>> start ENTRIES

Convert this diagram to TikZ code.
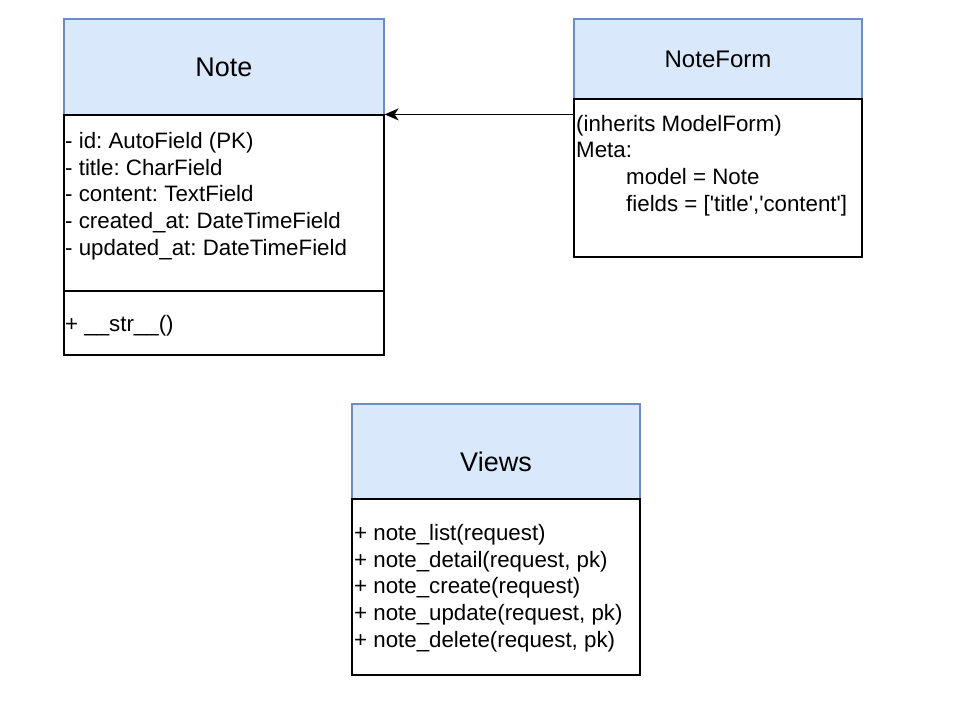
\documentclass[tikz,border=0pt]{standalone}
\usepackage{fontspec}
\setmainfont{Liberation Sans}
\usepackage{xcolor}
\usepackage{tikz}
\usetikzlibrary{arrows.meta,positioning,fit}

\definecolor{headfill}{HTML}{DAE8FC}
\definecolor{headdraw}{HTML}{6C8EBF}
\frenchspacing

\begin{document}
\begin{tikzpicture}[x=1pt,y=-1pt,arrow/.style = {line width=1.3pt,-{Stealth[length=14pt,width=12pt,inset=4pt]}}]
				\tikzset{head/.style={draw=headdraw,fill=headfill,line width=1.2pt,inner sep=0pt}}
				\tikzset{body/.style={draw=black,line width=1.2pt,inner sep=0pt}}
				\tikzset{title/.style={inner sep=0pt,font=\fontsize{27}{32}\selectfont}}
				\tikzset{attr/.style={inner sep=0pt,align=left,anchor=base west,font=\fontsize{22.3}{26.6}\selectfont\frenchspacing}}

				\useasboundingbox (0,0) rectangle (978,716);

				% Note
				\node[fit={(64,19) (384,115)}, head] (note) {};
				\node[title] (notetitle) at (note.center) {Note};
				\node[fit={(64,115) (384,291)}, body] (noteattr) {};
				\node[fit={(64,291) (384,355)}, body] (notemeth) {};
				\node[attr] (noteattrtxt) at (65,255) {- id: AutoField (PK)\\- title: CharField\\- content: TextField\\- created\_at: DateTimeField\\- updated\_at: DateTimeField};
				\node[attr] (notemethtxt) at (65,331) {+ \_\_str\_\_()};

				% NoteForm
				\node[fit={(574,19) (862,99)}, head] (form) {};
				\node[title, font=\fontsize{24}{28}\selectfont] (formtitle) at (form.center) {NoteForm};
				\node[fit={(574,99) (862,257)}, body] (formbody) {};
				\node[attr] (formtxt) at (576,211) {(inherits ModelForm)\\Meta:\\\hspace*{50pt}model = Note\\\hspace*{50pt}fields = [\textquotesingle title\textquotesingle,\textquotesingle content\textquotesingle]};

				% Views
				\node[fit={(352,404) (640,499)}, head] (views) {};
				\node[title, yshift=-10pt] (viewstitle) at (views.center) {Views};
				\node[fit={(352,499) (640,675)}, body] (viewsbody) {};
				\node[attr] (viewstxt) at (354,647) {+ note\_list(request)\\+ note\_detail(request, pk)\\+ note\_create(request)\\+ note\_update(request, pk)\\+ note\_delete(request, pk)};

				\draw [arrow] (formbody.west |- noteattr.north east) -- (noteattr.north east);

			\end{tikzpicture}
\end{document}
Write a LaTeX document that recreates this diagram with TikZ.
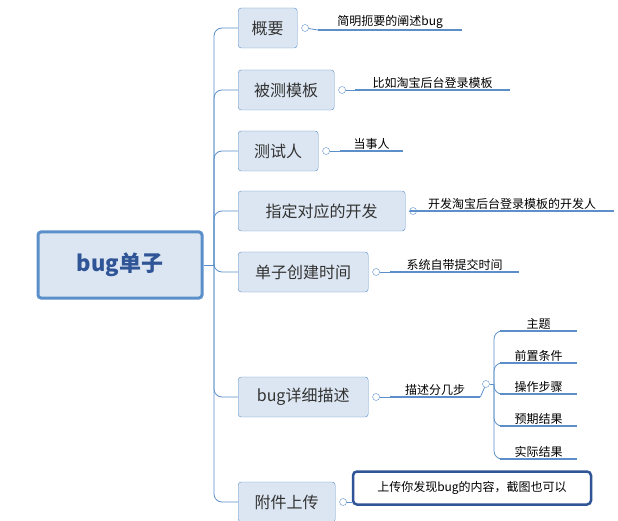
\documentclass[tikz,border=0pt]{standalone}
\usepackage{fontspec}
\setmainfont{Noto Sans CJK SC}
\usetikzlibrary{positioning}
\definecolor{edge}{HTML}{5B8FC9}
\definecolor{boxfill}{HTML}{DCE6F2}
\definecolor{dark}{HTML}{2F5597}
\tikzset{
  basic/.style  = {draw=edge, fill=boxfill, rounded corners=3pt, inner sep=0pt, font=\fontsize{16}{18}\selectfont, text=black!80},
  topic/.style  = {basic, minimum height=40pt, anchor=west},
  root/.style   = {basic, line width=3pt, minimum width=164pt, minimum height=66pt, font=\fontsize{22}{24}\selectfont\bfseries, text=dark},
  knob/.style   = {draw=edge, fill=white, circle, inner sep=0pt, minimum size=7pt},
  note/.style   = {inner sep=1pt, anchor=south west, font=\fontsize{12}{14}\selectfont},
  line/.style   = {draw=edge, line width=1.6pt},
  link/.style   = {draw=edge, line width=0.8pt, rounded corners=8pt}
}
\newcommand\notebar[1]{\draw[line] (#1.south west) -- (#1.south east);}
\begin{document}
\begin{tikzpicture}[x=1pt,y=-1pt]
\useasboundingbox (0,0) rectangle (618,521);
\node[root] (bug) at (120,265) {bug单子};
% topics
\node[topic, minimum width=59pt]  (t1) at (238,28)  {概要};
\node[topic, minimum width=96pt]  (t2) at (238,90)  {被测模板};
\node[topic, minimum width=80pt]  (t3) at (238,151) {测试人};
\node[topic, minimum width=167pt] (t4) at (238,211) {指定对应的开发};
\node[topic, minimum width=130pt] (t5) at (238,272) {单子创建时间};
\node[topic, minimum width=130pt] (t6) at (238,397) {bug详细描述};
\node[topic, minimum width=97pt]  (t7) at (238,502) {附件上传};
\coordinate (trunk) at (214,265);
\draw[link] (bug.east) -- (trunk);
\foreach \t in {t1,t2,t3,t4,t5,t6,t7}
  \draw[link] (trunk) |- (\t.west);
% knobs
\node[knob, right=4pt of t1] (k1) {};
\node[knob, right=4pt of t2] (k2) {};
\node[knob, right=4pt of t3] (k3) {};
\node[knob, right=4pt of t4] (k4) {};
\node[knob, right=4pt of t5] (k5) {};
\node[knob, right=4pt of t6] (k6) {};
\node[knob, right=4pt of t7] (k7) {};
% notes
\node[note, minimum width=144pt] (n1) at (318,30)  {简明扼要的阐述bug};
\node[note, minimum width=155pt] (n2) at (355,90)  {比如淘宝后台登录模板};
\node[note, minimum width=63pt]  (n3) at (340,151) {当事人};
\node[note, minimum width=204pt] (n4) at (410,211) {开发淘宝后台登录模板的开发人};
\node[note, minimum width=129pt] (n5) at (390,272) {系统自带提交时间};
\node[note, minimum width=90pt]  (n6) at (390,397) {描述分几步};
\foreach \i in {1,...,6} {
  \notebar{n\i}
  \draw[link] (k\i) -- (n\i.south west);
}
\node[draw=dark, line width=2.5pt, rounded corners=4pt, minimum width=238pt, minimum height=33pt, font=\fontsize{12}{14}\selectfont] (n7) at (472,488) {上传你发现bug的内容，截图也可以};
\draw[link] (k7) -- (n7.west |- k7);
% steps
\node[knob] (k8) at (486,384) {};
\draw[link] (n6.south east) -- (k8);
\coordinate (fork) at (494,384);
\draw[link] (k8) -- (fork);
\foreach \n/\s/\y in {s1/主题/331, s2/前置条件/363, s3/操作步骤/394, s4/预期结果/426, s5/实际结果/459} {
  \node[note, minimum width=77pt] (\n) at (500,\y) {\s};
  \notebar{\n}
  \draw[link] (fork) |- (\n.south west);
}
\end{tikzpicture}
\end{document}
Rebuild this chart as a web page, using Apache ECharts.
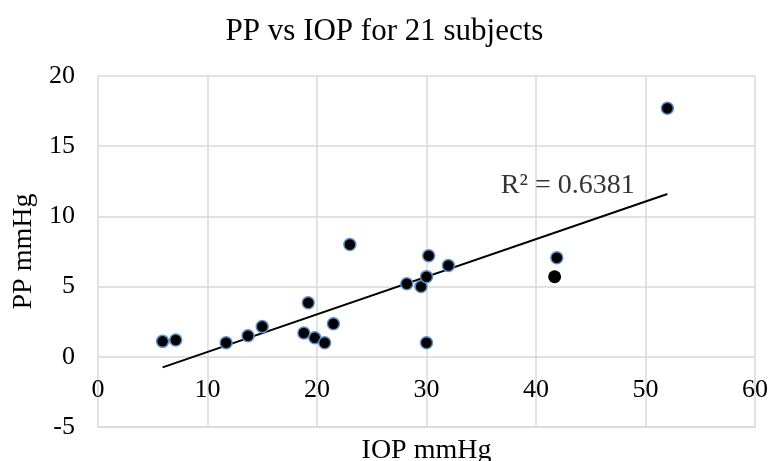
<!DOCTYPE html>
<html><head><meta charset="utf-8">
<script src="https://cdn.jsdelivr.net/npm/echarts@6/dist/echarts.min.js"></script>
<style>html,body{margin:0;padding:0;background:#fff}#c{width:769px;height:461px}</style>
</head><body><div id="c"></div>
<script>
var iop = [5.9, 7.1, 11.7, 13.7, 15.0, 18.8, 19.2, 19.8, 20.7, 21.5, 23.0, 28.2, 29.5, 30.0, 30.2, 30.0, 32.0, 41.9, 52.0];
var pp  = [1.1, 1.2, 1.0, 1.5, 2.15, 1.7, 3.85, 1.35, 1.0, 2.35, 8.0, 5.2, 5.0, 5.7, 7.2, 1.0, 6.5, 7.05, 17.7];
var outlierIop = [41.7];
var outlierPp = [5.7];
var trendIop = [5.9, 52.0];
var trendPp = [-0.75, 11.6];
var r2Text = 'R² = 0.6381';
var r2Pos = [42.9, 12.2];
var xTicks = {min: 0, max: 60, interval: 10};
var yTicks = {min: -5, max: 20, interval: 5};

var font = '"Liberation Serif", "Times New Roman", serif';
var chart = echarts.init(document.getElementById('c'), null, {renderer: 'canvas'});
function pairs(a, b){ return a.map(function(v, i){ return [v, b[i]]; }); }
chart.setOption({
  animation: false,
  backgroundColor: '#fff',
  title: {text: 'PP vs IOP for 21 subjects', left: 'center', top: 11,
    textStyle: {fontFamily: font, fontSize: 31, fontWeight: 'normal', color: '#000'}},
  grid: {left: 98, right: 14, top: 76, bottom: 34, outerBoundsMode: 'none', containLabel: false},
  xAxis: {type: 'value', min: xTicks.min, max: xTicks.max, interval: xTicks.interval,
    name: 'IOP mmHg', nameLocation: 'middle', nameGap: 10,
    nameTextStyle: {fontFamily: font, fontSize: 28, color: '#000'},
    axisLine: {show: true, onZero: false, lineStyle: {color: '#d9d9d9', width: 1.5}},
    axisTick: {show: false},
    axisLabel: {fontFamily: font, fontSize: 26, color: '#000', margin: -50},
    splitLine: {show: true, lineStyle: {color: '#d9d9d9', width: 1.5}}},
  yAxis: {type: 'value', min: yTicks.min, max: yTicks.max, interval: yTicks.interval,
    name: 'PP mmHg', nameLocation: 'middle', nameGap: 54,
    nameTextStyle: {fontFamily: font, fontSize: 28, color: '#000'},
    axisLine: {show: false}, axisTick: {show: false},
    axisLabel: {fontFamily: font, fontSize: 26, color: '#000', margin: 23},
    splitLine: {show: true, lineStyle: {color: '#d9d9d9', width: 1.5}}},
  series: [
    {type: 'line', data: pairs(trendIop, trendPp), symbol: 'none', z: 1,
      lineStyle: {color: '#000', width: 2}},
    {type: 'scatter', data: pairs(iop, pp), symbolSize: 12, z: 3,
      itemStyle: {color: '#000', opacity: 1, borderColor: '#5b8fd0', borderWidth: 1.5}},
    {type: 'scatter', data: pairs(outlierIop, outlierPp), symbolSize: 13, z: 3,
      itemStyle: {color: '#000', opacity: 1}},
    {type: 'scatter', data: [r2Pos], symbolSize: 1, z: 4, itemStyle: {color: 'rgba(0,0,0,0)'},
      label: {show: true, position: 'inside', formatter: r2Text,
        fontFamily: font, fontSize: 28, color: '#000'}}
  ]
});
</script></body></html>
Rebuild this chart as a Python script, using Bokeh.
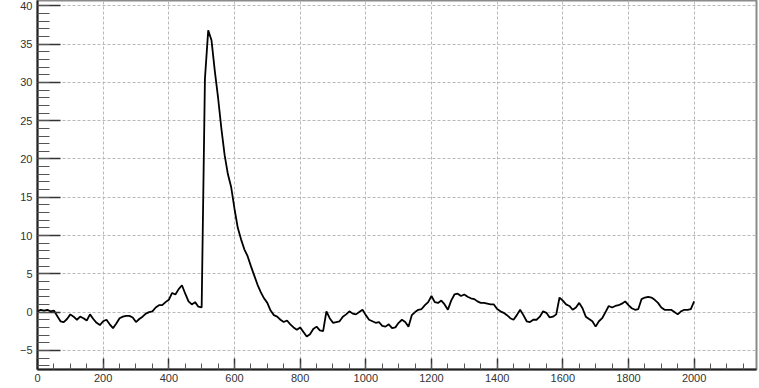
import numpy as np
from bokeh.plotting import figure
from bokeh.models import Range1d, FixedTicker
from bokeh.embed import file_html
from bokeh.resources import INLINE

# signal sampled every 10 units from 0 to 2000
y_vals = [
    0.1, 0.3, 0.2, 0.3, 0.1, 0.2, -0.5, -1.2, -1.3, -0.9,      # 0-90
    -0.3, -0.6, -1.0, -0.6, -0.8, -1.1, -0.3, -0.9, -1.4, -1.7,  # 100-190
    -1.2, -1.0, -1.6, -2.1, -1.5, -0.8, -0.6, -0.5, -0.5, -0.7,  # 200-290
    -1.3, -0.9, -0.6, -0.2, 0.0, 0.1, 0.6, 0.9, 0.9, 1.3,        # 300-390
    1.6, 2.5, 2.3, 3.0, 3.5, 2.4, 1.4, 1.0, 1.3, 0.7,            # 400-490
    0.6, 30.5, 36.8, 35.5, 31.5, 28.0, 24.0, 20.5, 18.0, 16.3,   # 500-590
    13.5, 11.0, 9.5, 8.2, 7.3, 6.0, 4.8, 3.6, 2.6, 1.8,          # 600-690
    1.2, 0.2, -0.4, -0.6, -1.0, -1.3, -1.1, -1.6, -2.0, -2.3,    # 700-790
    -2.0, -2.6, -3.2, -2.9, -2.2, -1.9, -2.4, -2.5, 0.1, -0.8,   # 800-890
    -1.4, -1.3, -1.2, -0.6, -0.3, 0.1, -0.2, -0.3, 0.0, 0.3,     # 900-990
    -0.4, -1.0, -1.2, -1.4, -1.3, -1.8, -1.9, -1.6, -2.1, -2.0,  # 1000-1090
    -1.4, -1.0, -1.3, -1.9, -0.4, 0.0, 0.3, 0.4, 0.9, 1.3,       # 1100-1190
    2.1, 1.3, 1.2, 1.5, 1.0, 0.3, 1.5, 2.3, 2.4, 2.1,            # 1200-1290
    2.3, 2.0, 1.8, 1.7, 1.4, 1.2, 1.2, 1.1, 1.0, 1.0,            # 1300-1390
    0.4, 0.1, -0.1, -0.4, -0.8, -1.0, -0.4, 0.3, -0.4, -1.2,     # 1400-1490
    -1.3, -1.0, -1.0, -0.6, 0.1, -0.1, -0.7, -0.6, -0.3, 1.9,    # 1500-1590
    1.5, 1.0, 0.8, 0.3, 0.6, 1.2, 0.5, -0.6, -0.9, -1.2,         # 1600-1690
    -1.9, -1.2, -0.8, 0.0, 0.8, 0.6, 0.8, 0.9, 1.1, 1.4,         # 1700-1790
    0.9, 0.5, 0.3, 0.4, 1.7, 1.9, 2.0, 1.9, 1.6, 1.2,            # 1800-1890
    0.6, 0.3, 0.3, 0.3, 0.0, -0.3, 0.1, 0.3, 0.3, 0.4,           # 1900-1990
    1.4,                                                          # 2000
]
x_vals = list(range(0, 10 * len(y_vals), 10))

x_major = [0, 200, 400, 600, 800, 1000, 1200, 1400, 1600, 1800, 2000]
x_minor = list(range(0, 2200, 50))
y_major = [-5, 0, 5, 10, 15, 20, 25, 30, 35, 40]
y_minor = list(range(-7, 41, 1))

p = figure(width=759, height=388, output_backend="svg", toolbar_location=None,
           x_range=Range1d(0, 2190), y_range=Range1d(-7.5, 40.7),
           min_border_left=37, min_border_right=3, min_border_top=0,
           min_border_bottom=19)
p.background_fill_color = "white"
p.border_fill_color = "white"
p.outline_line_color = "#8a8a8a"
p.outline_line_width = 2

p.xaxis.ticker = FixedTicker(ticks=x_major, minor_ticks=x_minor)
p.yaxis.ticker = FixedTicker(ticks=y_major, minor_ticks=y_minor)

for ax in (p.xaxis[0], p.yaxis[0]):
    ax.axis_line_color = "#222222"
    ax.axis_line_width = 2
    ax.major_tick_line_color = "#333333"
    ax.minor_tick_line_color = "#555555"
    ax.major_tick_line_width = 1.5
    ax.major_tick_out = 0
    ax.minor_tick_out = 0
    ax.major_label_text_font = "Liberation Sans"
    ax.major_label_text_font_size = "11px"
    ax.major_label_text_color = "#333333"

p.yaxis.major_tick_in = 23
p.yaxis.minor_tick_in = 12
p.xaxis.major_tick_in = 11
p.xaxis.minor_tick_in = 6
p.yaxis.major_label_standoff = 5
p.xaxis.major_label_standoff = 4

p.grid.grid_line_color = "#b8b8b8"
p.grid.grid_line_dash = "3 2"
p.grid.grid_line_width = 1

p.line(x_vals, y_vals, line_color="black", line_width=1.8)

open("out.html", "w").write(file_html(p, INLINE))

>> end ENTRIES

● THE TASK:
Extract exactly, and only, the lines from the one with "Rebuild this chart as a Python" to the one with "from bokeh.resources import INLINE", both ends counted. Leave the images behind.

● OUTPUT OF THE EXERCISE:
Rebuild this chart as a Python script, using Bokeh.
import numpy as np
from bokeh.plotting import figure
from bokeh.models import Range1d, FixedTicker
from bokeh.embed import file_html
from bokeh.resources import INLINE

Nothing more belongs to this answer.